Exercise task: Reproduce the listing word for word, leaving every picture behind.

•••••

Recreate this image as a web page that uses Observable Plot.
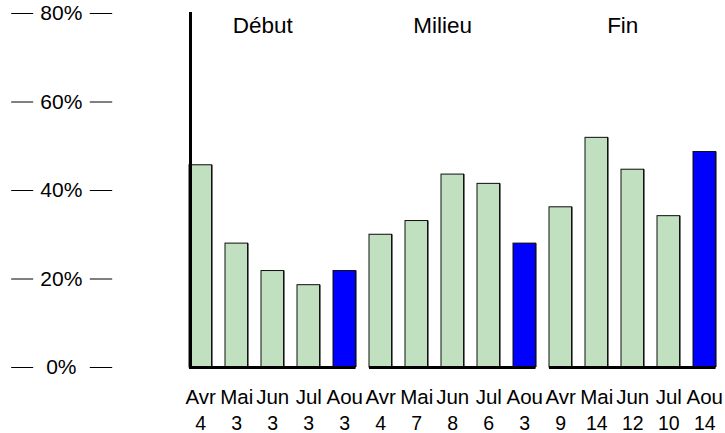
<!DOCTYPE html>
<html>
<head>
<meta charset="utf-8">
<script src="https://cdn.jsdelivr.net/npm/d3@7"></script>
<script src="https://cdn.jsdelivr.net/npm/@observablehq/plot@0.6"></script>
<style>
  html, body { margin: 0; padding: 0; background: #fff; }
  #chart { width: 725px; height: 433px; overflow: hidden; }
</style>
</head>
<body>
<div id="chart"></div>
<script>
const periods = ["Début", "Milieu", "Fin"];
const months = ["Avr", "Mai", "Jun", "Jul", "Aou"];
const debutValues = [45.7, 28.0, 21.8, 18.6, 21.8];
const milieuValues = [30.0, 33.1, 43.6, 41.5, 28.0];
const finValues = [36.2, 51.9, 44.7, 34.2, 48.7];
const debutCounts = [4, 3, 3, 3, 3];
const milieuCounts = [4, 7, 8, 6, 3];
const finCounts = [9, 14, 12, 10, 14];
const yTicks = [0, 20, 40, 60, 80];
const highlightMonth = "Aou";

const valuesByPeriod = [debutValues, milieuValues, finValues];
const countsByPeriod = [debutCounts, milieuCounts, finCounts];
const data = periods.flatMap((p, i) => months.map((m, j) => ({
  period: p, month: m, value: valuesByPeriod[i][j], count: countsByPeriod[i][j]
})));

const font = "'Liberation Sans', Arial, Helvetica, sans-serif";

const chart = Plot.plot({
  width: 725,
  height: 433,
  marginLeft: 189,
  marginRight: 9.5,
  marginTop: 13,
  marginBottom: 66,
  style: { fontFamily: font, fontSize: "21px", background: "#fff", color: "#000" },
  fx: { domain: periods, axis: null, paddingInner: 0.075, paddingOuter: 0, round: false, label: null },
  x: { domain: months, axis: null, paddingInner: 0.375, paddingOuter: 0, round: false, label: null },
  y: { domain: [0, 80], label: null },
  marks: [
    // outer tick segments (left)
    Plot.axisY(yTicks, { tickSize: 22, fill: "none", dx: -155.8, label: null, strokeWidth: 1 }),
    // inner tick segments (right)
    Plot.axisY(yTicks, { tickSize: 22.4, fill: "none", dx: -76.8, label: null, strokeWidth: 1 }),
    // tick labels
    Plot.axisY(yTicks, { tickSize: 0, tickPadding: 0, textAnchor: "middle", dx: -128.2,
      tickFormat: d => d + "%", fontSize: 21, label: null }),
    // shadow of bars
    Plot.barY(data, { fx: "period", x: "month", y: "value", fill: "#777", dx: 1.5, dy: 0 }),
    Plot.barY(data, {
      fx: "period", x: "month", y: "value",
      fill: d => d.month === highlightMonth ? "#0000ff" : "#c1e0c0",
      stroke: "#111", strokeWidth: 1
    }),
    Plot.ruleY([0], { strokeWidth: 3, stroke: "#000" }),
    Plot.frame({ anchor: "left", facetAnchor: "left", strokeWidth: 3, stroke: "#000", dx: 1 }),
    Plot.text(periods, { fx: d => d, text: d => d, frameAnchor: "top", dy: 12, dx: -10,
      lineAnchor: "middle", fontSize: 22.5 }),
    Plot.text(data, { fx: "period", x: "month", text: "month", frameAnchor: "bottom",
      dy: 29.5, lineAnchor: "middle", fontSize: 20.5 }),
    Plot.text(data, { fx: "period", x: "month", text: d => String(d.count), frameAnchor: "bottom",
      dy: 56.5, lineAnchor: "middle", fontSize: 19.5 })
  ]
});
document.getElementById("chart").append(chart);
</script>
</body>
</html>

•••••

Written solution:
Recreate this image as a web page that uses Observable Plot.
<!DOCTYPE html>
<html>
<head>
<meta charset="utf-8">
<script src="https://cdn.jsdelivr.net/npm/d3@7"></script>
<script src="https://cdn.jsdelivr.net/npm/@observablehq/plot@0.6"></script>
<style>
  html, body { margin: 0; padding: 0; background: #fff; }
  #chart { width: 725px; height: 433px; overflow: hidden; }
</style>
</head>
<body>
<div id="chart"></div>
<script>
const periods = ["Début", "Milieu", "Fin"];
const months = ["Avr", "Mai", "Jun", "Jul", "Aou"];
const debutValues = [45.7, 28.0, 21.8, 18.6, 21.8];
const milieuValues = [30.0, 33.1, 43.6, 41.5, 28.0];
const finValues = [36.2, 51.9, 44.7, 34.2, 48.7];
const debutCounts = [4, 3, 3, 3, 3];
const milieuCounts = [4, 7, 8, 6, 3];
const finCounts = [9, 14, 12, 10, 14];
const yTicks = [0, 20, 40, 60, 80];
const highlightMonth = "Aou";

const valuesByPeriod = [debutValues, milieuValues, finValues];
const countsByPeriod = [debutCounts, milieuCounts, finCounts];
const data = periods.flatMap((p, i) => months.map((m, j) => ({
  period: p, month: m, value: valuesByPeriod[i][j], count: countsByPeriod[i][j]
})));

const font = "'Liberation Sans', Arial, Helvetica, sans-serif";

const chart = Plot.plot({
  width: 725,
  height: 433,
  marginLeft: 189,
  marginRight: 9.5,
  marginTop: 13,
  marginBottom: 66,
  style: { fontFamily: font, fontSize: "21px", background: "#fff", color: "#000" },
  fx: { domain: periods, axis: null, paddingInner: 0.075, paddingOuter: 0, round: false, label: null },
  x: { domain: months, axis: null, paddingInner: 0.375, paddingOuter: 0, round: false, label: null },
  y: { domain: [0, 80], label: null },
  marks: [
    // outer tick segments (left)
    Plot.axisY(yTicks, { tickSize: 22, fill: "none", dx: -155.8, label: null, strokeWidth: 1 }),
    // inner tick segments (right)
    Plot.axisY(yTicks, { tickSize: 22.4, fill: "none", dx: -76.8, label: null, strokeWidth: 1 }),
    // tick labels
    Plot.axisY(yTicks, { tickSize: 0, tickPadding: 0, textAnchor: "middle", dx: -128.2,
      tickFormat: d => d + "%", fontSize: 21, label: null }),
    // shadow of bars
    Plot.barY(data, { fx: "period", x: "month", y: "value", fill: "#777", dx: 1.5, dy: 0 }),
    Plot.barY(data, {
      fx: "period", x: "month", y: "value",
      fill: d => d.month === highlightMonth ? "#0000ff" : "#c1e0c0",
      stroke: "#111", strokeWidth: 1
    }),
    Plot.ruleY([0], { strokeWidth: 3, stroke: "#000" }),
    Plot.frame({ anchor: "left", facetAnchor: "left", strokeWidth: 3, stroke: "#000", dx: 1 }),
    Plot.text(periods, { fx: d => d, text: d => d, frameAnchor: "top", dy: 12, dx: -10,
      lineAnchor: "middle", fontSize: 22.5 }),
    Plot.text(data, { fx: "period", x: "month", text: "month", frameAnchor: "bottom",
      dy: 29.5, lineAnchor: "middle", fontSize: 20.5 }),
    Plot.text(data, { fx: "period", x: "month", text: d => String(d.count), frameAnchor: "bottom",
      dy: 56.5, lineAnchor: "middle", fontSize: 19.5 })
  ]
});
document.getElementById("chart").append(chart);
</script>
</body>
</html>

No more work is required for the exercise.